Esta mañana, Francisco ha llegado a muy primera hora al palacio arzobispal, donde reside el arzobispo, y ambos iniciaron con una conversación privada un fructuoso diálogo que se prolongó poco después en la catedral ortodoxa de San Juan, donde fueron recibidos por los miembros del Santo Sínodo. Este es la máxima autoridad de la iglesia autocéfala de Chipre y está compuesto por nueve metropolitanos y siete obispos.

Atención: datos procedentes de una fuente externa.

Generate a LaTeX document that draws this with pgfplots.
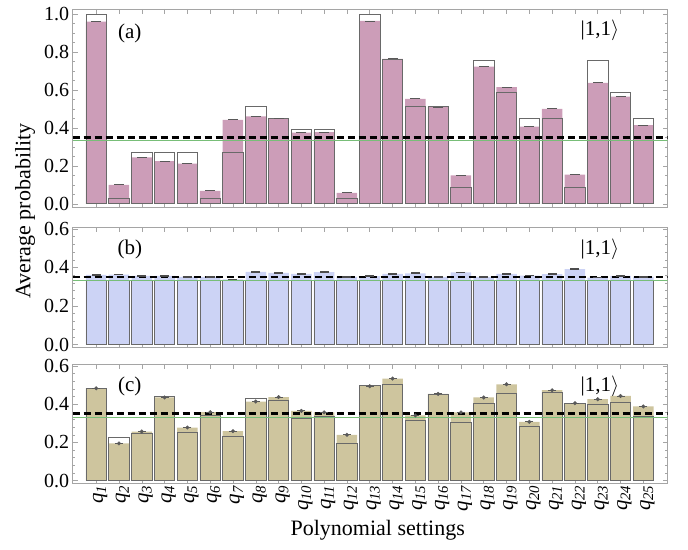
\documentclass[border=0pt]{standalone}
\usepackage{pgfplots}
\usepackage{pgfplotstable}
\pgfplotsset{compat=1.18}
\usepackage{fontspec}
\setmainfont{Liberation Serif}

\definecolor{pinkc}{RGB}{204,157,184}
\definecolor{bluec}{RGB}{204,211,245}
\definecolor{tanc}{RGB}{206,197,158}
\definecolor{greenl}{RGB}{120,190,120}
\definecolor{framec}{RGB}{165,165,165}
\definecolor{outl}{RGB}{105,105,105}

\pgfplotstableread{
x afill aopen bfill bopen cfill copen
1  0.960 1.000 0.362 0.3333 0.483 0.482
2  0.100 0.026 0.363 0.3333 0.195 0.228
3  0.244 0.270 0.357 0.3333 0.257 0.245
4  0.225 0.270 0.357 0.3333 0.435 0.442
5  0.212 0.270 0.351 0.3333 0.278 0.254
6  0.068 0.026 0.351 0.3333 0.358 0.343
7  0.442 0.270 0.338 0.3333 0.259 0.233
8  0.460 0.514 0.377 0.3333 0.414 0.431
9  0.449 0.451 0.372 0.3333 0.437 0.421
10 0.375 0.393 0.367 0.3333 0.365 0.327
11 0.377 0.393 0.376 0.3333 0.357 0.336
12 0.058 0.026 0.351 0.3333 0.240 0.195
13 0.963 1.000 0.355 0.3333 0.494 0.497
14 0.763 0.760 0.367 0.3333 0.534 0.504
15 0.553 0.512 0.370 0.3333 0.341 0.318
16 0.510 0.512 0.351 0.3333 0.454 0.449
17 0.149 0.086 0.374 0.3333 0.357 0.303
18 0.723 0.756 0.351 0.3333 0.435 0.402
19 0.614 0.588 0.367 0.3333 0.504 0.457
20 0.407 0.451 0.358 0.3333 0.308 0.283
21 0.500 0.451 0.365 0.3333 0.473 0.463
22 0.154 0.086 0.391 0.3333 0.405 0.405
23 0.637 0.756 0.348 0.3333 0.426 0.400
24 0.565 0.588 0.357 0.3333 0.443 0.412
25 0.414 0.451 0.351 0.3333 0.388 0.336
}\datatable

\pgfplotsset{
  panel/.style={
    scale only axis, width=595pt,
    xmin=-0.03, xmax=26.07,
    axis line style={framec, line width=0.6pt},
    tick style={framec, line width=0.5pt},
    tick align=inside,
    major tick length=5pt, minor tick length=2.5pt,
    xtick={1,...,25},
    xtick pos=both, ytick pos=both,
    xticklabels={},
    ticklabel style={font=\fontsize{20}{24}\selectfont},
    yticklabel style={/pgf/number format/.cd, fixed, fixed zerofill, precision=1, assume math mode=true},
    anchor=south west,
  },
  fillbar/.style={ybar, bar width=0.9, bar shift=0pt, draw=none, fill=#1},
  openbar/.style={ybar, bar width=0.9, bar shift=0pt, draw=outl, line width=0.7pt, fill=none},
  dashl/.style={black, line width=2.6pt, dash pattern=on 7pt off 4pt},
  greenline/.style={greenl, line width=0.7pt},
}

\begin{document}
\begin{tikzpicture}
\path[use as bounding box] (-72.7pt,-66pt) rectangle (615.3pt,483pt);

% panel (a)
\begin{axis}[panel, at={(0pt,276pt)}, height=198pt,
  ymin=-0.017, ymax=1.026, ytick={0,0.2,0.4,0.6,0.8,1}, minor y tick num=3]
\addplot[fillbar=pinkc] table[x=x, y=afill] {\datatable};
\addplot[openbar] table[x=x, y=aopen] {\datatable};
\addplot[only marks, mark=-, mark size=5pt, mark options={line width=0.9pt, draw=black!65}] table[x=x, y=afill] {\datatable};
\addplot[greenline] coordinates {(-0.03,0.3333) (26.07,0.3333)};
\addplot[dashl] coordinates {(-0.03,0.35) (26.07,0.35)};
\node[font=\fontsize{21}{24}\selectfont] at (rel axis cs:0.096,0.879) {(a)};
\node[font=\fontsize{21}{24}\selectfont] at (rel axis cs:0.886,0.89) {|1,1$\rangle$};
\end{axis}

% panel (b)
\begin{axis}[panel, at={(0pt,136pt)}, height=120pt,
  ymin=-0.0125, ymax=0.61, ytick={0,0.2,0.4,0.6}, minor y tick num=4]
\addplot[fillbar=bluec] table[x=x, y=bfill] {\datatable};
\addplot[openbar] table[x=x, y=bopen] {\datatable};
\addplot[only marks, mark=-, mark size=4.5pt, mark options={line width=1.6pt, draw=black!70}] table[x=x, y=bfill] {\datatable};
\addplot[greenline] coordinates {(-0.03,0.3333) (26.07,0.3333)};
\addplot[dashl] coordinates {(-0.03,0.35) (26.07,0.35)};
\node[font=\fontsize{21}{24}\selectfont] at (rel axis cs:0.096,0.817) {(b)};
\node[font=\fontsize{21}{24}\selectfont] at (rel axis cs:0.886,0.817) {|1,1$\rangle$};
\end{axis}

% panel (c)
\begin{axis}[panel, at={(0pt,0pt)}, height=119pt,
  ymin=-0.012, ymax=0.61, ytick={0,0.2,0.4,0.6}, minor y tick num=4,
  xticklabels={\textit{q}\textsubscript{\textit{1}},\textit{q}\textsubscript{\textit{2}},\textit{q}\textsubscript{\textit{3}},\textit{q}\textsubscript{\textit{4}},\textit{q}\textsubscript{\textit{5}},\textit{q}\textsubscript{\textit{6}},\textit{q}\textsubscript{\textit{7}},\textit{q}\textsubscript{\textit{8}},\textit{q}\textsubscript{\textit{9}},\textit{q}\textsubscript{\textit{10}},\textit{q}\textsubscript{\textit{11}},\textit{q}\textsubscript{\textit{12}},\textit{q}\textsubscript{\textit{13}},\textit{q}\textsubscript{\textit{14}},\textit{q}\textsubscript{\textit{15}},\textit{q}\textsubscript{\textit{16}},\textit{q}\textsubscript{\textit{17}},\textit{q}\textsubscript{\textit{18}},\textit{q}\textsubscript{\textit{19}},\textit{q}\textsubscript{\textit{20}},\textit{q}\textsubscript{\textit{21}},\textit{q}\textsubscript{\textit{22}},\textit{q}\textsubscript{\textit{23}},\textit{q}\textsubscript{\textit{24}},\textit{q}\textsubscript{\textit{25}}},
  xticklabel style={rotate=90, anchor=east, font=\fontsize{21}{24}\selectfont, inner sep=2pt, yshift=-4pt}]
\addplot[fillbar=tanc] table[x=x, y=cfill] {\datatable};
\addplot[openbar] table[x=x, y=copen] {\datatable};
\addplot[only marks, mark=-, mark size=4pt, mark options={line width=0.8pt, draw=black!65}] table[x=x, y=cfill] {\datatable};
\addplot[only marks, mark=*, mark size=1.8pt, mark options={draw=black!65, fill=black!65}] table[x=x, y=cfill] {\datatable};
\addplot[greenline] coordinates {(-0.03,0.3333) (26.07,0.3333)};
\addplot[dashl] coordinates {(-0.03,0.35) (26.07,0.35)};
\node[font=\fontsize{21}{24}\selectfont] at (rel axis cs:0.096,0.81) {(c)};
\node[font=\fontsize{21}{24}\selectfont] at (rel axis cs:0.886,0.81) {|1,1$\rangle$};
\end{axis}

\node[rotate=90, font=\fontsize{22}{26}\selectfont] at (-47.7pt,272pt) {Average probability};
\node[font=\fontsize{22}{26}\selectfont] at (305pt,-47pt) {Polynomial settings};
\end{tikzpicture}
\end{document}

El primero en tomar la palabra fue Crisóstomos, quien no se anduvo por las ramas, sino que señaló que, desde 1974 –cuando Turquía invadió ‘manu militari’ la zona norte de la isla–, “nuestro Chipre y su Iglesia están atravesando el momento más difícil de su historia”. “Turquía –dijo con voz firme– nos ha atacado ferozmente y ha secuestrado el 38% de nuestra patria con la fuerza de las armas, sus habitantes fueron expulsados con lanzas y fuego, fueron deportados de sus casas maternas y los santuarios del Señor fueron entregados a las llamas”.

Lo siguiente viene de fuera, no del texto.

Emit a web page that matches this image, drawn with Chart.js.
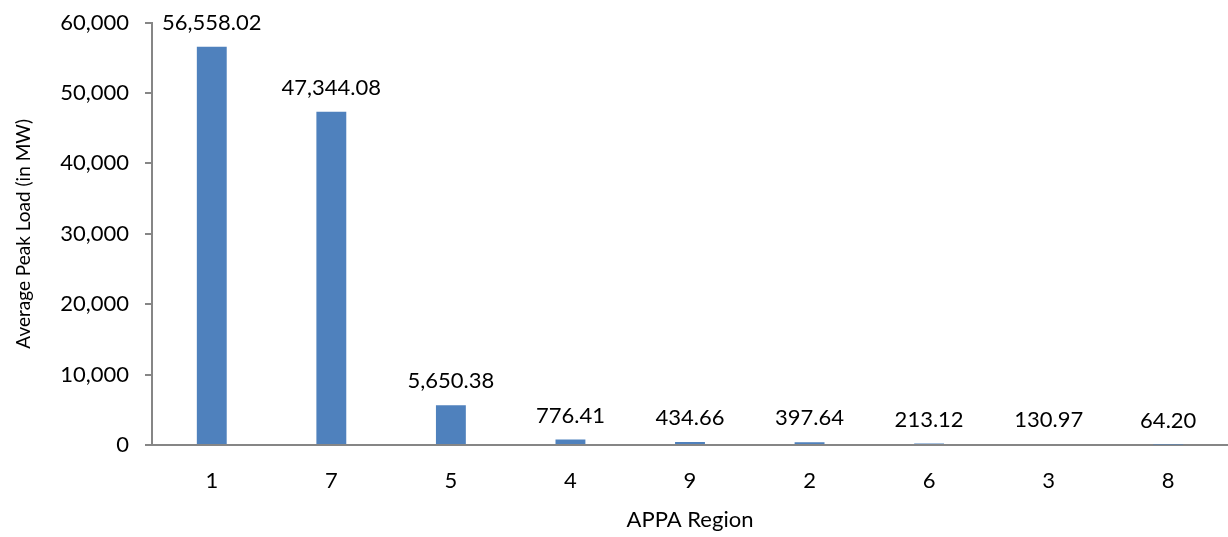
<!DOCTYPE html>
<html>
<head>
<meta charset="utf-8">
<script src="https://cdn.jsdelivr.net/npm/chart.js@4"></script>
<style>
  html, body { margin: 0; padding: 0; background: #fff; }
  #wrap { width: 1228px; height: 537px; }
</style>
</head>
<body>
<div id="wrap"><canvas id="chart"></canvas></div>
<script>
const regions = ['1', '7', '5', '4', '9', '2', '6', '3', '8'];
const peakLoad = [56558.02, 47344.08, 5650.38, 776.41, 434.66, 397.64, 213.12, 130.97, 64.20];
const yTicks = [0, 10000, 20000, 30000, 40000, 50000, 60000];

const FONT = "Lato, 'Open Sans', sans-serif";

// draws the value above each bar
const valueLabels = {
    id: 'valueLabels',
    afterDatasetsDraw(chart) {
        const ctx = chart.ctx;
        const meta = chart.getDatasetMeta(0);
        ctx.save();
        ctx.font = '22px ' + FONT;
        ctx.fillStyle = '#000';
        ctx.textAlign = 'center';
        ctx.textBaseline = 'bottom';
        meta.data.forEach(function(bar, i) {
            const v = peakLoad[i];
            const txt = v.toLocaleString('en-US', { minimumFractionDigits: 2, maximumFractionDigits: 2 });
            ctx.fillText(txt, bar.x, bar.y - 13);
        });
        ctx.restore();
    }
};

new Chart(document.getElementById('chart'), {
    type: 'bar',
    data: {
        labels: regions,
        datasets: [{
            data: peakLoad,
            backgroundColor: '#4F81BD',
            barPercentage: 0.25,
            categoryPercentage: 1
        }]
    },
    options: {
        responsive: true,
        maintainAspectRatio: false,
        animation: false,
        layout: { padding: { top: 19, right: 0, left: 12, bottom: 0 } },
        plugins: {
            legend: { display: false },
            tooltip: { enabled: false }
        },
        scales: {
            x: {
                grid: { display: true, drawOnChartArea: false, drawTicks: false },
                border: { color: '#868686', width: 2 },
                ticks: { color: '#000', padding: 23, font: { size: 22, family: FONT } },
                title: {
                    display: true,
                    text: 'APPA Region',
                    color: '#000',
                    font: { size: 22, family: FONT },
                    padding: { top: 6 }
                },
                afterFit: function(scale) { scale.height = 92; }
            },
            y: {
                min: 0,
                max: 60000,
                afterBuildTicks: function(scale) {
                    scale.ticks = yTicks.map(function(v) { return { value: v }; });
                },
                grid: { drawOnChartArea: false, drawTicks: true, tickLength: 7, color: '#868686', lineWidth: 2 },
                border: { color: '#868686', width: 2 },
                ticks: {
                    color: '#000',
                    padding: 16,
                    font: { size: 22, family: FONT, lineHeight: 0.6 },
                    callback: function(value) { return value.toLocaleString('en-US'); }
                },
                title: {
                    display: true,
                    text: 'Average Peak Load (in MW)',
                    color: '#000',
                    font: { size: 19, family: FONT },
                    padding: { top: 0, bottom: 0 }
                },
                afterFit: function(scale) { scale.width = 140; }
            }
        }
    },
    plugins: [valueLabels]
});
</script>
</body>
</html>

“Los doscientos mil habitantes cristianos –prosiguió– fueron expulsados de sus casas con una increíble barbarie y fueron sustituidos por más del doble de colonos llegados desde las profundidades de Anatolia, destruyendo así nuestra cultura clásica formada en tiempos inmemorables. Convirtieron en ruinas una cultura del segundo siglo antes de Cristo a la que los romanos se acercaron con temor reverencial y admiración”.
Ya lanzado en su diatriba anti turca, Crisóstomos denunció que “han confiscado nuestras históricas iglesias bizantinas con sus preciosísimos mosaicos, los iconos que introducen al misterio y han robado a los sacerdotes con inaudita barbarie… No solo imitaron la sanguinaria barbarie de Atila, sino que incluso hicieron cosas mucho peores que él”.
Por fin, pidió al Papa que le escuchaba sin pestañear, su activo empeño. “Esperamos con impaciencia –dirigiendo hacia él su mirada– su ayuda para la protección y respeto de nuestro patrimonio cultural y para la supremacía de valores incalculables de nuestra cultura cristiana que hoy son violentamente violados por Turquía”.
Entre los que escucharon esta alocución del arzobispo chipriota se encontraban el secretario de Estado, el cardenal Pietro Parolin; el ministro de Asuntos Exteriores vaticano, Paul R. Gallagher; y el sustituto, el arzobispo Edgar Peña Parra. Crisóstomos les ha echado sobre sus espaldas una nueva tarea que ellos, mejor que nadie, saben que será muy complicada ante la intolerancia de Erdogan.